Dataset rows –
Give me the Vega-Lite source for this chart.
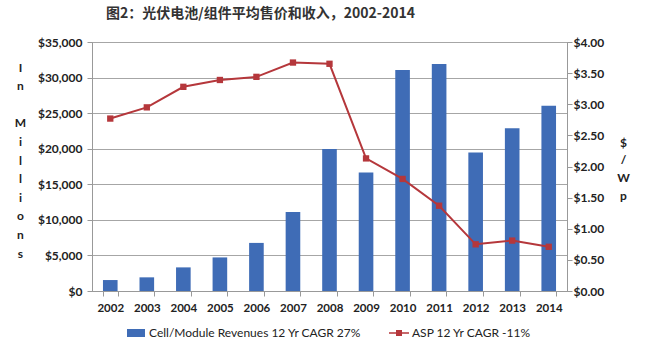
{
  "$schema": "https://vega.github.io/schema/vega-lite/v6.json",
  "width": 475,
  "height": 249,
  "autosize": {"type": "none"},
  "padding": {"left": 92, "top": 42, "right": 82, "bottom": 70},
  "background": "white",
  "title": {
    "text": "图2：光伏电池/组件平均售价和收入，2002-2014",
    "font": "Noto Sans CJK SC",
    "fontSize": 14,
    "fontWeight": "bold",
    "color": "#333333",
    "anchor": "middle",
    "frame": "group",
    "dx": -69,
    "offset": 15
  },
  "data": {
    "values": [
      {"year": "2002", "revenue": 1540, "asp": 2.77},
      {"year": "2003", "revenue": 1920, "asp": 2.95},
      {"year": "2004", "revenue": 3320, "asp": 3.28},
      {"year": "2005", "revenue": 4720, "asp": 3.39},
      {"year": "2006", "revenue": 6760, "asp": 3.44},
      {"year": "2007", "revenue": 11100, "asp": 3.67},
      {"year": "2008", "revenue": 19950, "asp": 3.65},
      {"year": "2009", "revenue": 16660, "asp": 2.13},
      {"year": "2010", "revenue": 31050, "asp": 1.80},
      {"year": "2011", "revenue": 31900, "asp": 1.37},
      {"year": "2012", "revenue": 19460, "asp": 0.75},
      {"year": "2013", "revenue": 22860, "asp": 0.81},
      {"year": "2014", "revenue": 26050, "asp": 0.71}
    ]
  },
  "encoding": {
    "x": {
      "field": "year",
      "type": "ordinal",
      "scale": {"paddingInner": 0.6, "paddingOuter": 0.3},
      "axis": {
        "title": null,
        "labelAngle": 0,
        "labelFont": "Lato",
        "labelFontWeight": "bold",
        "labelFontSize": 11.5,
        "labelColor": "#222222",
        "tickBand": "extent",
        "tickColor": "#999999",
        "tickSize": 5,
        "domainColor": "#999999",
        "labelPadding": 6
      }
    }
  },
  "layer": [
    {
      "mark": {"type": "bar"},
      "encoding": {
        "y": {
          "field": "revenue",
          "type": "quantitative",
          "scale": {"domain": [0, 35000]},
          "axis": {
            "title": ["I", "n", "\u200b", "M", "i", "l", "l", "i", "o", "n", "s"],
            "titleAngle": 0,
            "titleX": -72,
            "titleY": 25,
            "titleAlign": "center",
            "titleBaseline": "middle",
            "titleLineHeight": 18.6,
            "titleFont": "Lato",
            "titleFontWeight": "bold",
            "titleFontSize": 12,
            "titleColor": "#222222",
            "values": [0, 5000, 10000, 15000, 20000, 25000, 30000, 35000],
            "format": "$,.0f",
            "labelFont": "Lato",
            "labelFontWeight": "bold",
            "labelFontSize": 12,
            "labelColor": "#222222",
            "tickSize": 5,
            "tickColor": "#999999",
            "domainColor": "#999999",
            "grid": true,
            "gridColor": "#a6a6a6",
            "labelPadding": 5
          }
        },
        "color": {
          "datum": "Cell/Module Revenues 12 Yr CAGR 27%",
          "type": "nominal",
          "scale": {
            "domain": ["Cell/Module Revenues 12 Yr CAGR 27%", "ASP 12 Yr CAGR -11%"],
            "range": ["#3f6cb6", "#b5373b"]
          },
          "legend": {
            "orient": "none",
            "legendX": 34,
            "legendY": 281,
            "direction": "horizontal",
            "title": null,
            "symbolSize": 400,
            "labelFont": "Lato",
            "labelFontSize": 12,
            "labelColor": "#222222",
            "labelLimit": 400,
            "columnPadding": 27,
            "labelOffset": 3,
            "padding": 0,
            "encode": {
              "symbols": {
                "update": {
                  "shape": {"signal": "indexof(datum.value, 'ASP') === 0 ? 'M-1,-0.08H1V0.08H-1Z M-0.3,-0.3H0.3V0.3H-0.3Z' : 'M-0.9,-0.4H0.9V0.4H-0.9Z'"},
                  "fill": {"signal": "indexof(datum.value, 'ASP') === 0 ? '#b5373b' : '#3f6cb6'"},
                  "stroke": {"value": "transparent"},
                  "strokeWidth": {"value": 0},
                  "opacity": {"value": 1},
                  "fillOpacity": {"value": 1}
                }
              }
            }
          }
        }
      }
    },
    {
      "mark": {
        "type": "line",
        "strokeWidth": 2,
        "point": {"shape": "square", "size": 40, "filled": true}
      },
      "encoding": {
        "y": {
          "field": "asp",
          "type": "quantitative",
          "scale": {"domain": [0, 4]},
          "axis": {
            "orient": "right",
            "title": ["$", "/", "W", "p"],
            "titleAngle": 0,
            "titleX": 56,
            "titleY": 100,
            "titleAlign": "center",
            "titleBaseline": "middle",
            "titleLineHeight": 17.7,
            "titleFont": "Lato",
            "titleFontWeight": "bold",
            "titleFontSize": 12,
            "titleColor": "#222222",
            "values": [0, 0.5, 1, 1.5, 2, 2.5, 3, 3.5, 4],
            "format": "$.2f",
            "labelFont": "Lato",
            "labelFontWeight": "bold",
            "labelFontSize": 12,
            "labelColor": "#222222",
            "tickSize": 5,
            "tickColor": "#999999",
            "domainColor": "#999999",
            "grid": false,
            "labelPadding": 1
          }
        },
        "color": {"datum": "ASP 12 Yr CAGR -11%", "type": "nominal"}
      }
    }
  ],
  "resolve": {"scale": {"y": "independent"}},
  "config": {"view": {"stroke": "#a0a0a0"}}
}
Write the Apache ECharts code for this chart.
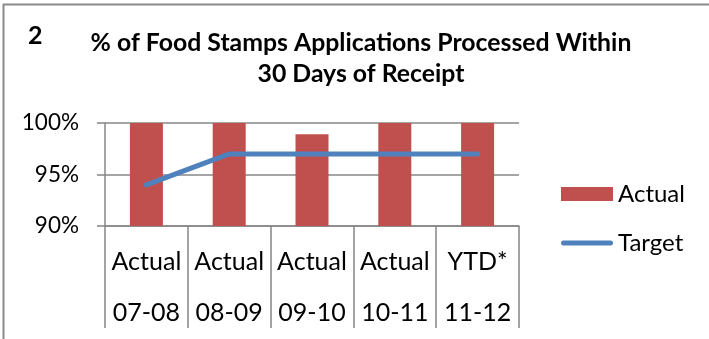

Work instructions – Omit the pictures, and quote the material above exactly as given.

Reply –
Give me the Vega-Lite source for this chart.
{
  "$schema": "https://vega.github.io/schema/vega-lite/v6.json",
  "width": 475,
  "height": 249,
  "autosize": {"type": "none"},
  "padding": {"left": 92, "top": 42, "right": 82, "bottom": 70},
  "background": "white",
  "title": {
    "text": "图2：光伏电池/组件平均售价和收入，2002-2014",
    "font": "Noto Sans CJK SC",
    "fontSize": 14,
    "fontWeight": "bold",
    "color": "#333333",
    "anchor": "middle",
    "frame": "group",
    "dx": -69,
    "offset": 15
  },
  "data": {
    "values": [
      {"year": "2002", "revenue": 1540, "asp": 2.77},
      {"year": "2003", "revenue": 1920, "asp": 2.95},
      {"year": "2004", "revenue": 3320, "asp": 3.28},
      {"year": "2005", "revenue": 4720, "asp": 3.39},
      {"year": "2006", "revenue": 6760, "asp": 3.44},
      {"year": "2007", "revenue": 11100, "asp": 3.67},
      {"year": "2008", "revenue": 19950, "asp": 3.65},
      {"year": "2009", "revenue": 16660, "asp": 2.13},
      {"year": "2010", "revenue": 31050, "asp": 1.80},
      {"year": "2011", "revenue": 31900, "asp": 1.37},
      {"year": "2012", "revenue": 19460, "asp": 0.75},
      {"year": "2013", "revenue": 22860, "asp": 0.81},
      {"year": "2014", "revenue": 26050, "asp": 0.71}
    ]
  },
  "encoding": {
    "x": {
      "field": "year",
      "type": "ordinal",
      "scale": {"paddingInner": 0.6, "paddingOuter": 0.3},
      "axis": {
        "title": null,
        "labelAngle": 0,
        "labelFont": "Lato",
        "labelFontWeight": "bold",
        "labelFontSize": 11.5,
        "labelColor": "#222222",
        "tickBand": "extent",
        "tickColor": "#999999",
        "tickSize": 5,
        "domainColor": "#999999",
        "labelPadding": 6
      }
    }
  },
  "layer": [
    {
      "mark": {"type": "bar"},
      "encoding": {
        "y": {
          "field": "revenue",
          "type": "quantitative",
          "scale": {"domain": [0, 35000]},
          "axis": {
            "title": ["I", "n", "\u200b", "M", "i", "l", "l", "i", "o", "n", "s"],
            "titleAngle": 0,
            "titleX": -72,
            "titleY": 25,
            "titleAlign": "center",
            "titleBaseline": "middle",
            "titleLineHeight": 18.6,
            "titleFont": "Lato",
            "titleFontWeight": "bold",
            "titleFontSize": 12,
            "titleColor": "#222222",
            "values": [0, 5000, 10000, 15000, 20000, 25000, 30000, 35000],
            "format": "$,.0f",
            "labelFont": "Lato",
            "labelFontWeight": "bold",
            "labelFontSize": 12,
            "labelColor": "#222222",
            "tickSize": 5,
            "tickColor": "#999999",
            "domainColor": "#999999",
            "grid": true,
            "gridColor": "#a6a6a6",
            "labelPadding": 5
          }
        },
        "color": {
          "datum": "Cell/Module Revenues 12 Yr CAGR 27%",
          "type": "nominal",
          "scale": {
            "domain": ["Cell/Module Revenues 12 Yr CAGR 27%", "ASP 12 Yr CAGR -11%"],
            "range": ["#3f6cb6", "#b5373b"]
          },
          "legend": {
            "orient": "none",
            "legendX": 34,
            "legendY": 281,
            "direction": "horizontal",
            "title": null,
            "symbolSize": 400,
            "labelFont": "Lato",
            "labelFontSize": 12,
            "labelColor": "#222222",
            "labelLimit": 400,
            "columnPadding": 27,
            "labelOffset": 3,
            "padding": 0,
            "encode": {
              "symbols": {
                "update": {
                  "shape": {"signal": "indexof(datum.value, 'ASP') === 0 ? 'M-1,-0.08H1V0.08H-1Z M-0.3,-0.3H0.3V0.3H-0.3Z' : 'M-0.9,-0.4H0.9V0.4H-0.9Z'"},
                  "fill": {"signal": "indexof(datum.value, 'ASP') === 0 ? '#b5373b' : '#3f6cb6'"},
                  "stroke": {"value": "transparent"},
                  "strokeWidth": {"value": 0},
                  "opacity": {"value": 1},
                  "fillOpacity": {"value": 1}
                }
              }
            }
          }
        }
      }
    },
    {
      "mark": {
        "type": "line",
        "strokeWidth": 2,
        "point": {"shape": "square", "size": 40, "filled": true}
      },
      "encoding": {
        "y": {
          "field": "asp",
          "type": "quantitative",
          "scale": {"domain": [0, 4]},
          "axis": {
            "orient": "right",
            "title": ["$", "/", "W", "p"],
            "titleAngle": 0,
            "titleX": 56,
            "titleY": 100,
            "titleAlign": "center",
            "titleBaseline": "middle",
            "titleLineHeight": 17.7,
            "titleFont": "Lato",
            "titleFontWeight": "bold",
            "titleFontSize": 12,
            "titleColor": "#222222",
            "values": [0, 0.5, 1, 1.5, 2, 2.5, 3, 3.5, 4],
            "format": "$.2f",
            "labelFont": "Lato",
            "labelFontWeight": "bold",
            "labelFontSize": 12,
            "labelColor": "#222222",
            "tickSize": 5,
            "tickColor": "#999999",
            "domainColor": "#999999",
            "grid": false,
            "labelPadding": 1
          }
        },
        "color": {"datum": "ASP 12 Yr CAGR -11%", "type": "nominal"}
      }
    }
  ],
  "resolve": {"scale": {"y": "independent"}},
  "config": {"view": {"stroke": "#a0a0a0"}}
}
Write the Apache ECharts code for this chart.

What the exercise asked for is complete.